Ces inégalités feront le terreau de futurs conflits sociaux si le gouvernement ne se montre pas à la hauteur des enjeux du déconfinement. Car que l’on vive dans un HLM ou que l’on jouisse d’un jardin, la privation de liberté au nom de la santé n’aura pas le même impact. Les Français pour qui le confinement rime avec dégradation des besoins vitaux, perte d’emploi et de revenus, parfois conflits familiaux sont dans la résistance, pas encore dans la résilience. Comment mieux vivre en liberté surveillée ? L’une des réponses se trouve sans doute dans l’émergence du phénomène récent de tiers lieux. Des îlots de résilience, ancrés au cœur des territoires pour vivre les prochaines quarantaines, forcées ou souhaitées, pour se couper du monde, en totale autonomie. De nouvelles passerelles, entre villes et ruralité, souvent éloignées des grands centres urbains. Elles développent des activités décentralisées, partagées et utiles à la communauté : co-working, micro-ferme, savoir-faire d’excellence, habitat durable… Un contre-pied à notre société urbaine ultra-active et concentrée.

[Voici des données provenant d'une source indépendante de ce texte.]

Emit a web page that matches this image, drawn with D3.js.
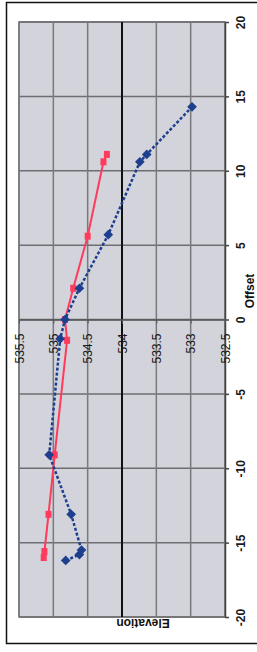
<!DOCTYPE html>
<html>
<head>
<meta charset="utf-8">
<script src="https://cdn.jsdelivr.net/npm/d3@7"></script>
<style>
  body { margin: 0; background: #fff; }
  svg { display: block; font-family: "Liberation Sans", Arial, sans-serif; }
</style>
</head>
<body>
<svg id="chart" width="257" height="652"></svg>
<script>
// chart is printed sideways: offset runs bottom -> top, elevation right -> left
const BLUE_OFFSET = [-16.2, -15.8, -15.5, -13.1, -9.1, -1.3, 0, 2.1, 5.7, 10.6, 11.1, 14.3];
const BLUE_ELEV = [534.82, 534.62, 534.59, 534.74, 535.06, 534.9, 534.83, 534.62, 534.2,533.74, 533.64, 532.98];

const RED_OFFSET = [-16.0, -15.6, -13.1, -9.1, -1.4, 0, 2.1, 5.6, 10.6, 11.1];
const RED_ELEV = [535.14, 535.13, 535.07, 534.98, 534.8, 534.83, 534.71, 534.5, 534.27, 534.22];

const OFFSET_TICKS = [-20, -15, -10, -5, 0, 5, 10, 15, 20];
const ELEV_TICKS = [535.5, 535, 534.5, 534, 533.5, 533, 532.5];

const PLOT = { left: 19, right: 225, top: 22, bottom: 617 };

const svg = d3.select("#chart");

const x = d3.scaleLinear().domain([535.5, 532.5]).range([PLOT.left, PLOT.right]);
const y = d3.scaleLinear().domain([-20, 20]).range([PLOT.bottom, PLOT.top]);

// outer chart border
svg.append("path")
  .attr("d", `M262,2.5 H6.5 V643.5 H262`)
  .attr("fill", "none")
  .attr("stroke", "#111")
  .attr("stroke-width", 1.5);

// plot area
svg.append("rect")
  .attr("x", PLOT.left)
  .attr("y", PLOT.top)
  .attr("width", PLOT.right - PLOT.left)
  .attr("height", PLOT.bottom - PLOT.top)
  .attr("fill", "#d3d3db")
  .attr("stroke", "#777")
  .attr("stroke-width", 1.5);

// gridlines
svg.append("g")
  .selectAll("line")
  .data(OFFSET_TICKS)
  .join("line")
  .attr("x1", PLOT.left)
  .attr("x2", PLOT.right)
  .attr("y1", (d) => y(d))
  .attr("y2", (d) => y(d))
  .attr("stroke", "#6e6e72")
  .attr("stroke-width", 1.5);

svg.append("g")
  .selectAll("line")
  .data(ELEV_TICKS)
  .join("line")
  .attr("x1", (d) => x(d))
  .attr("x2", (d) => x(d))
  .attr("y1", PLOT.top)
  .attr("y2", PLOT.bottom)
  .attr("stroke", (d) => (d == 534 ? "#111" : "#7a7a7e"))
  .attr("stroke-width", (d) => (d == 534 ? 2 : 1.5));

// offset axis on the right
const offsetAxis = svg.append("g")
  .attr("transform", "translate(" + PLOT.right + ",0)")
  .call(d3.axisRight(y).tickValues(OFFSET_TICKS).tickSize(4).tickSizeOuter(0));
offsetAxis.select(".domain").attr("stroke", "#444").attr("stroke-width", 1.5);
offsetAxis.selectAll(".tick line").attr("stroke", "#444").attr("stroke-width", 1.5);
offsetAxis.selectAll("text")
  .attr("x", 0)
  .attr("dy", null)
  .attr("transform", "translate(20,0) rotate(-90)")
  .attr("text-anchor", "middle")
  .attr("fill", "#1a1a1a")
  .style("font-size", "12px")
  .style("font-weight", "bold")
  .text((d) => d);

// elevation axis crossing at offset 0
const elevAxis = svg.append("g")
  .attr("transform", "translate(0," + y(0) + ")")
  .call(d3.axisBottom(x).tickValues(ELEV_TICKS).tickSize(4).tickSizeOuter(0));
elevAxis.select(".domain").attr("stroke", "#555").attr("stroke-width", 1.5);
elevAxis.selectAll(".tick line").attr("stroke", "#555");
elevAxis.selectAll("text")
  .attr("y", 0)
  .attr("x", -14)
  .attr("dy", "0.35em")
  .attr("transform", "rotate(-90)")
  .attr("text-anchor", "end")
  .attr("fill", "#1a1a1a")
  .style("font-size", "12px")
  .text((d) => d);

// axis titles
svg.append("text")
  .attr("transform", "translate(254,291) rotate(-90)")
  .attr("text-anchor", "middle")
  .style("font-size", "12px")
  .style("font-weight", "bold")
  .attr("fill", "#111")
  .text("Offset");

svg.append("text")
  .attr("transform", "translate(143,619) rotate(180)")
  .attr("text-anchor", "middle")
  .style("font-size", "12px")
  .style("font-weight", "bold")
  .attr("fill", "#111")
  .text("Elevation");

// series
const blue = d3.zip(BLUE_ELEV, BLUE_OFFSET);
const red = d3.zip(RED_ELEV, RED_OFFSET);

const line = d3.line()
  .x((d) => x(d[0]))
  .y((d) => y(d[1]));

svg.append("path")
  .datum(red)
  .attr("fill", "none")
  .attr("stroke", "#ff3a5c")
  .attr("stroke-width", 2)
  .attr("d", line);

svg.append("g")
  .selectAll("rect")
  .data(red)
  .join("rect")
  .attr("x", (d) => x(d[0]) - 3)
  .attr("y", (d) => y(d[1]) - 3.5)
  .attr("width", 6)
  .attr("height", 7)
  .attr("fill", "#ff3a5c");

svg.append("path")
  .datum(blue)
  .attr("fill", "none")
  .attr("stroke", "#1d3f8e")
  .attr("stroke-width", 2.5)
  .attr("stroke-dasharray", "3,2")
  .attr("d", line);

svg.append("g")
  .selectAll("path")
  .data(blue)
  .join("path")
  .attr("d", d3.symbol(d3.symbolDiamond2, 60))
  .attr("transform", (d) => "translate(" + x(d[0]) + "," + y(d[1]) + ")")
  .attr("fill", "#1d3f8e");
</script>
</body>
</html>
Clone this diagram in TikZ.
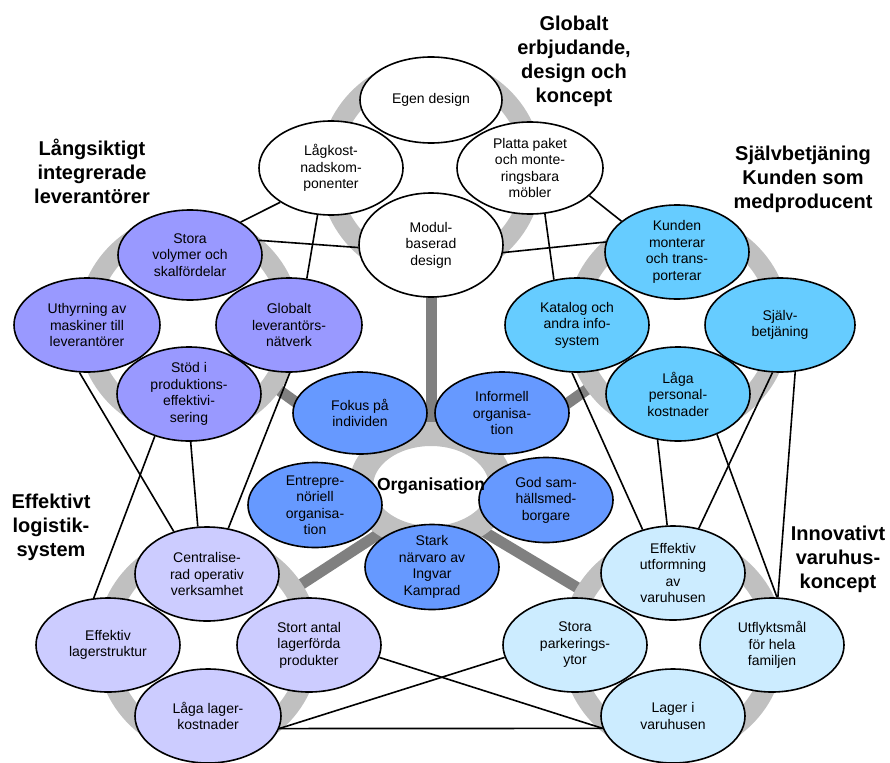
\documentclass[tikz,border=0pt]{standalone}
\usepackage{fontspec}
\setmainfont{Liberation Sans}
\usetikzlibrary{shapes.geometric}
\definecolor{ringgray}{HTML}{C0C0C0}
\definecolor{bargray}{HTML}{808080}
\definecolor{lila}{HTML}{9999FF}
\definecolor{cyan1}{HTML}{66CCFF}
\definecolor{blue1}{HTML}{6699FF}
\definecolor{lavender}{HTML}{CCCCFF}
\definecolor{ice}{HTML}{CCECFF}
\begin{document}
\begin{tikzpicture}[x=1pt,y=-1pt,line width=1.6pt,
  main node/.style={ellipse,draw,fill=white,minimum width=144pt,minimum height=94pt,
    inner xsep=0pt,inner ysep=-6pt,align=center,font=\fontsize{14}{16.5}\selectfont},
  org node/.style={main node,fill=blue1,minimum width=134pt,minimum height=85pt},
  group label/.style={align=center,font=\fontsize{20}{24}\selectfont\bfseries},
  ring/.style={draw=ringgray,fill=white,line width=20pt},
  bar/.style={draw=bargray,line width=11pt}]

  \useasboundingbox (0,0) rectangle (890,762);

  % centres of the groups
  \coordinate (hub) at (431,500);
  \coordinate (c0) at (431,486);
  \coordinate (c1) at (431,170);
  \coordinate (c2) at (189,325);
  \coordinate (c3) at (678,325);
  \coordinate (c4) at (208,645);
  \coordinate (c5) at (673,645);

  \foreach \c in {c1,c2,c3,c4,c5}
    \draw[bar] (hub) -- (\c);
  \foreach \c in {c1,c2,c3,c4,c5}
    \draw[ring] (\c) circle (102pt);
  \draw[ring,line width=24pt] (c0) ellipse [x radius=70pt,y radius=52pt];

  % design
  \node[main node,minimum width=142pt,minimum height=86pt] (0) at (431,100) {Egen design};
  \node[main node] (1) at (331,168) {Lågkost-\\nadskom-\\ponenter};
  \node[main node,minimum width=146pt,minimum height=92pt] (2) at (530,168) {Platta paket\\och monte-\\ringsbara\\möbler};
  \node[main node,minimum height=104pt] (3) at (431,245) {Modul-\\baserad\\design};

  % leverantorer
  \node[main node,fill=lila,minimum height=90pt] (4) at (190,255) {Stora\\volymer och\\skalfördelar};
  \node[main node,fill=lila,minimum width=146pt] (5) at (87,325) {Uthyrning av\\maskiner till\\leverantörer};
  \node[main node,fill=lila,minimum width=146pt] (6) at (289,325) {Globalt\\leverantörs-\\nätverk};
  \node[main node,fill=lila] (7) at (189,394) {Stöd i\\produktions-\\effektivi-\\sering};

  % sjalvbetjaning
  \node[main node,fill=cyan1] (8) at (677,252) {Kunden\\monterar\\och trans-\\porterar};
  \node[main node,fill=cyan1] (9) at (577,325) {Katalog och\\andra info-\\system};
  \node[main node,fill=cyan1,minimum width=150pt] (10) at (780,325) {Själv-\\betjäning};
  \node[main node,fill=cyan1] (11) at (678,394) {Låga\\personal-\\kostnader};

  % organisation
  \node[org node,minimum height=82pt] (12) at (360,413) {Fokus på\\individen};
  \node[org node,minimum height=82pt] (13) at (502,413) {Informell\\organisa-\\tion};
  \node[org node] (14) at (315,505) {Entrepre-\\nöriell\\organisa-\\tion};
  \node[org node] (15) at (546,500) {God sam-\\hällsmed-\\borgare};
  \node[org node] (16) at (432,567) {Stark\\närvaro av\\Ingvar\\Kamprad};
  \node[font=\fontsize{17.5}{20}\selectfont\bfseries] (org) at (431,486) {Organisation};

  % logistik
  \node[main node,fill=lavender] (17) at (207,574) {Centralise-\\rad operativ\\verksamhet};
  \node[main node,fill=lavender] (18) at (108,645) {Effektiv\\lagerstruktur};
  \node[main node,fill=lavender] (19) at (309,645) {Stort antal\\lagerförda\\produkter};
  \node[main node,fill=lavender,minimum width=146pt] (20) at (208,716) {Låga lager-\\kostnader};

  % varuhus
  \node[main node,fill=ice] (21) at (673,573) {Effektiv\\utformning\\av\\varuhusen};
  \node[main node,fill=ice] (22) at (575,645) {Stora\\parkerings-\\ytor};
  \node[main node,fill=ice] (23) at (772,645) {Utflyktsmål\\för hela\\familjen};
  \node[main node,fill=ice] (24) at (673,716) {Lager i\\varuhusen};

  \node[group label] (g1) at (574,61) {Globalt\\erbjudande,\\design och\\koncept};
  \node[group label] (g2) at (92,171) {Långsiktigt\\integrerade\\leverantörer};
  \node[group label] (g3) at (803,179) {Självbetjäning\\Kunden som\\medproducent};
  \node[group label] (g4) at (51,527) {Effektivt\\logistik-\\system};
  \node[group label] (g5) at (838,559) {Innovativt\\varuhus-\\koncept};

  \path
    (1.214) edge (4.33)
    (1.254) edge (6.69)
    (4.12) edge (3.182)
    (2.335) edge (8.151)
    (2.288) edge (9.117)
    (3.354) edge (8.172)
    (5.261) edge (17.128)
    (7.231) edge (18.107)
    (7.272) edge (17.101)
    (6.271) edge (17.65)
    (9.264) edge (21.125)
    (11.246) edge (21.97)
    (10.261) edge (21.60)
    (11.314) edge (23.84)
    (10.288) edge (23.83)
    (19.350) edge (24.190)
    (20.350) edge (22.190)
    (20.350) edge (24.190);
\end{tikzpicture}
\end{document}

Car du virtuel, justement, on n’a jamais autant parlé. Du télétravail à Netflix, les écrans ont envahi nos vies. Zoom et Skype s’immiscent sournoisement dans le quotidien des salariés confinés, WhatApp a instauré le concept d’apéritifs à distance et de communications à plusieurs entre proches. Tous ces outils numériques nous ont permis de maintenir, tout en le réinventant, le lien physique… Jusqu’à quand ? Si boire, rire et manger par écrans interposés brisent, pendant quelque temps, notre solitude, une fois le smartphone ou l’ordinateur éteint, que reste-t-il ? La virtualité a certes créé de nouveaux écosystèmes de relations à distance (sites de rencontres, jeux en ligne…) le ciment social de notre communauté survivra-t-il à ces artefacts?
Peut-être et sans doute, dans un premier temps n’aurons-nous guère le choix. Alors, il faudra réinventer, aussi, le lien social. Cela passera, très certainement, par un regain d’instinct de préservation, nous appelant à nous recentrer sur nos cercles proches, familiaux et amicaux où la confiance sera garante de sécurité. Dans ce sens, la relation entre les seniors et nos enfants, deux populations que le Covid-19 a écarté et isolé, est un axe à cultiver pour une transmission intergénérationnelle. Car si, durant cette crise sanitaire, nos aînés ont été les plus frappés et sont parfois morts seuls de par l’impossibilité de leurs proches de se déplacer à leurs côtés, ce sont bien eux qui sont la mémoire de vie post-Covid-19 et incarnent, déjà, la sagesse de notre présent et de notre futur.
On le sait, beaucoup de choses devront changer dès ce mois de mai. Dans nos gestes, nos comportements individuels comme collectifs, notre regard à l’autre et notre engagement à vouloir préserver des vies pour éviter un re-confinement. Mais le principe de protection ne peut se faire à n’importe quel prix. Et surtout pas celui d’une catastrophe économique insurmontable pour les générations futures. Ne sacrifions pas notre liberté au nom d’une nouvelle obsession sanitaire. Car conserver la santé en renonçant à vivre n’a aucun sens. Pour cela, dès le 11 mai prochain, célébrons dignement le vivant et les vivants en réaffirmant nos libertés. Il serait salvateur de renoncer collectivement à notre rêve de toute puissance face à la mort.